* _Raw data_
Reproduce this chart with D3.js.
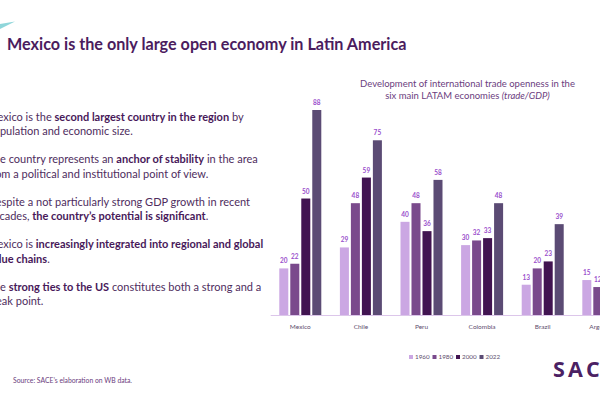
<!DOCTYPE html>
<html><head><meta charset="utf-8">
<script src="https://cdn.jsdelivr.net/npm/d3@7"></script>
<style>html,body{margin:0;padding:0;background:#fff;overflow:hidden}</style>
</head><body>
<svg id="c" width="600" height="400"></svg>
<script>
const countries = ["Mexico","Chile","Peru","Colombia","Brazil","Argentina"];
const years = ["1960","1980","2000","2022"];
const v1960 = [20,29,40,30,13,15];
const v1980 = [22,48,48,32,20,12];
const v2000 = [50,59,36,33,23,22];
const v2022 = [88,75,58,48,39,29];
const seriesValues = [v1960,v1980,v2000,v2022];
const colors = ["#cba7e3","#7a4a8c","#411451","#5b4b74"];

const mainTitle = "Mexico is the only large open economy in Latin America";
const chartTitle1 = "Development of international trade openness in the";
const chartTitle2a = "six main LATAM economies ";
const chartTitle2b = "(trade/GDP)";
const sourceText = "Source: SACE\u2019s elaboration on WB data.";
const bullets = [
  [["Mexico is the ",0],["second largest country in the region",1],[" by",0]],
  [["population and economic size.",0]],
  null,
  [["The country represents an ",0],["anchor of stability",1],[" in the area",0]],
  [["from a political and institutional point of view.",0]],
  null,
  [["Despite a not particularly strong GDP growth in recent",0]],
  [["decades, ",0],["the country\u2019s potential is significant",1],[".",0]],
  null,
  [["Mexico is ",0],["increasingly integrated into regional and global",1]],
  [["value chains",1],[".",0]],
  null,
  [["The ",0],["strong ties to the US",1],[" constitutes both a strong and a",0]],
  [["weak point.",0]]
];

const svg = d3.select("#c");
const F = "Lato, 'Open Sans', sans-serif";

// decorative wedge
svg.append("polygon").attr("points","0,24 15,21.5 0,29").attr("fill","#8fd6da");

// main title
svg.append("text").attr("x",7).attr("y",50).attr("font-family",F).attr("font-weight","bold")
  .attr("font-size",16.2).attr("fill","#4b1c5e").text(mainTitle);

// bullets
let by = 121;
const bx = -12.5;
bullets.forEach(line => {
  if (line === null) { by += 13.8; return; }
  const t = svg.append("text").attr("x",bx).attr("y",by).attr("font-family",F)
    .attr("font-size",11).attr("fill","#4e2d5e");
  line.forEach(([s,b]) => t.append("tspan").attr("font-weight",b?"bold":"normal")
    .attr("fill", b?"#48195a":"#4e2d5e").text(s));
  by += 14.3;
});

// chart
const x0 = d3.scaleBand().domain(countries).range([270.2,633.4]).paddingInner(0.307).paddingOuter(0.15);
const x1 = d3.scaleBand().domain(years).range([0,x0.bandwidth()]).paddingInner(0.18);
const y = d3.scaleLinear().domain([0,88]).range([315,110]);

const g = svg.append("g");
countries.forEach((c,i) => {
  years.forEach((yr,j) => {
    const v = seriesValues[j][i];
    g.append("rect").attr("x",x0(c)+x1(yr)).attr("y",y(v)).attr("width",x1.bandwidth())
      .attr("height",y(0)-y(v)).attr("fill",colors[j]);
    g.append("text").attr("x",x0(c)+x1(yr)+x1.bandwidth()/2).attr("y",y(v)-5)
      .attr("text-anchor","middle").attr("font-family",F).attr("font-weight","bold")
      .attr("font-size",6.5).attr("fill","#9a4fcc").text(v);
  });
});

const ax = svg.append("g").attr("transform","translate(0,315)")
  .call(d3.axisBottom(x0).tickSize(0).tickPadding(9));
ax.select(".domain").attr("stroke","#dcc6ea").attr("stroke-width",1);
ax.selectAll("text").attr("font-family",F).attr("font-size",6.5).attr("fill","#5e4e6e");

// chart title
svg.append("text").attr("x",467.5).attr("y",86.5).attr("text-anchor","middle").attr("font-family",F)
  .attr("font-size",9.5).attr("fill","#6b3d7e").text(chartTitle1);
const t2 = svg.append("text").attr("x",467.5).attr("y",99).attr("text-anchor","middle").attr("font-family",F)
  .attr("font-size",9.5).attr("fill","#6b3d7e");
t2.append("tspan").text(chartTitle2a);
t2.append("tspan").attr("font-style","italic").text(chartTitle2b);

// legend
const lg = svg.append("g").attr("transform","translate(409,357)");
years.forEach((yr,j) => {
  const gx = j*23.5;
  lg.append("rect").attr("x",gx).attr("y",-2).attr("width",4).attr("height",4).attr("fill",colors[j]);
  lg.append("text").attr("x",gx+6).attr("y",2.3).attr("font-family",F).attr("font-size",6.3)
    .attr("fill","#5e4e6e").text(yr);
});

// source
svg.append("text").attr("x",13).attr("y",383).attr("font-family",F).attr("font-size",6.8)
  .attr("fill","#6b3d7e").text(sourceText);

// logo
svg.append("text").attr("x",553).attr("y",377).attr("font-family","'Open Sans', Lato, sans-serif")
  .attr("font-weight","bold").attr("font-size",21.5).attr("letter-spacing",3.2).attr("fill","#4b2163").text("SACE");
</script>
</body></html>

* _What this task involves_
Skip every picture and transcribe the data above exactly.

* _Full output_
Reproduce this chart with D3.js.
<!DOCTYPE html>
<html><head><meta charset="utf-8">
<script src="https://cdn.jsdelivr.net/npm/d3@7"></script>
<style>html,body{margin:0;padding:0;background:#fff;overflow:hidden}</style>
</head><body>
<svg id="c" width="600" height="400"></svg>
<script>
const countries = ["Mexico","Chile","Peru","Colombia","Brazil","Argentina"];
const years = ["1960","1980","2000","2022"];
const v1960 = [20,29,40,30,13,15];
const v1980 = [22,48,48,32,20,12];
const v2000 = [50,59,36,33,23,22];
const v2022 = [88,75,58,48,39,29];
const seriesValues = [v1960,v1980,v2000,v2022];
const colors = ["#cba7e3","#7a4a8c","#411451","#5b4b74"];

const mainTitle = "Mexico is the only large open economy in Latin America";
const chartTitle1 = "Development of international trade openness in the";
const chartTitle2a = "six main LATAM economies ";
const chartTitle2b = "(trade/GDP)";
const sourceText = "Source: SACE\u2019s elaboration on WB data.";
const bullets = [
  [["Mexico is the ",0],["second largest country in the region",1],[" by",0]],
  [["population and economic size.",0]],
  null,
  [["The country represents an ",0],["anchor of stability",1],[" in the area",0]],
  [["from a political and institutional point of view.",0]],
  null,
  [["Despite a not particularly strong GDP growth in recent",0]],
  [["decades, ",0],["the country\u2019s potential is significant",1],[".",0]],
  null,
  [["Mexico is ",0],["increasingly integrated into regional and global",1]],
  [["value chains",1],[".",0]],
  null,
  [["The ",0],["strong ties to the US",1],[" constitutes both a strong and a",0]],
  [["weak point.",0]]
];

const svg = d3.select("#c");
const F = "Lato, 'Open Sans', sans-serif";

// decorative wedge
svg.append("polygon").attr("points","0,24 15,21.5 0,29").attr("fill","#8fd6da");

// main title
svg.append("text").attr("x",7).attr("y",50).attr("font-family",F).attr("font-weight","bold")
  .attr("font-size",16.2).attr("fill","#4b1c5e").text(mainTitle);

// bullets
let by = 121;
const bx = -12.5;
bullets.forEach(line => {
  if (line === null) { by += 13.8; return; }
  const t = svg.append("text").attr("x",bx).attr("y",by).attr("font-family",F)
    .attr("font-size",11).attr("fill","#4e2d5e");
  line.forEach(([s,b]) => t.append("tspan").attr("font-weight",b?"bold":"normal")
    .attr("fill", b?"#48195a":"#4e2d5e").text(s));
  by += 14.3;
});

// chart
const x0 = d3.scaleBand().domain(countries).range([270.2,633.4]).paddingInner(0.307).paddingOuter(0.15);
const x1 = d3.scaleBand().domain(years).range([0,x0.bandwidth()]).paddingInner(0.18);
const y = d3.scaleLinear().domain([0,88]).range([315,110]);

const g = svg.append("g");
countries.forEach((c,i) => {
  years.forEach((yr,j) => {
    const v = seriesValues[j][i];
    g.append("rect").attr("x",x0(c)+x1(yr)).attr("y",y(v)).attr("width",x1.bandwidth())
      .attr("height",y(0)-y(v)).attr("fill",colors[j]);
    g.append("text").attr("x",x0(c)+x1(yr)+x1.bandwidth()/2).attr("y",y(v)-5)
      .attr("text-anchor","middle").attr("font-family",F).attr("font-weight","bold")
      .attr("font-size",6.5).attr("fill","#9a4fcc").text(v);
  });
});

const ax = svg.append("g").attr("transform","translate(0,315)")
  .call(d3.axisBottom(x0).tickSize(0).tickPadding(9));
ax.select(".domain").attr("stroke","#dcc6ea").attr("stroke-width",1);
ax.selectAll("text").attr("font-family",F).attr("font-size",6.5).attr("fill","#5e4e6e");

// chart title
svg.append("text").attr("x",467.5).attr("y",86.5).attr("text-anchor","middle").attr("font-family",F)
  .attr("font-size",9.5).attr("fill","#6b3d7e").text(chartTitle1);
const t2 = svg.append("text").attr("x",467.5).attr("y",99).attr("text-anchor","middle").attr("font-family",F)
  .attr("font-size",9.5).attr("fill","#6b3d7e");
t2.append("tspan").text(chartTitle2a);
t2.append("tspan").attr("font-style","italic").text(chartTitle2b);

// legend
const lg = svg.append("g").attr("transform","translate(409,357)");
years.forEach((yr,j) => {
  const gx = j*23.5;
  lg.append("rect").attr("x",gx).attr("y",-2).attr("width",4).attr("height",4).attr("fill",colors[j]);
  lg.append("text").attr("x",gx+6).attr("y",2.3).attr("font-family",F).attr("font-size",6.3)
    .attr("fill","#5e4e6e").text(yr);
});

// source
svg.append("text").attr("x",13).attr("y",383).attr("font-family",F).attr("font-size",6.8)
  .attr("fill","#6b3d7e").text(sourceText);

// logo
svg.append("text").attr("x",553).attr("y",377).attr("font-family","'Open Sans', Lato, sans-serif")
  .attr("font-weight","bold").attr("font-size",21.5).attr("letter-spacing",3.2).attr("fill","#4b2163").text("SACE");
</script>
</body></html>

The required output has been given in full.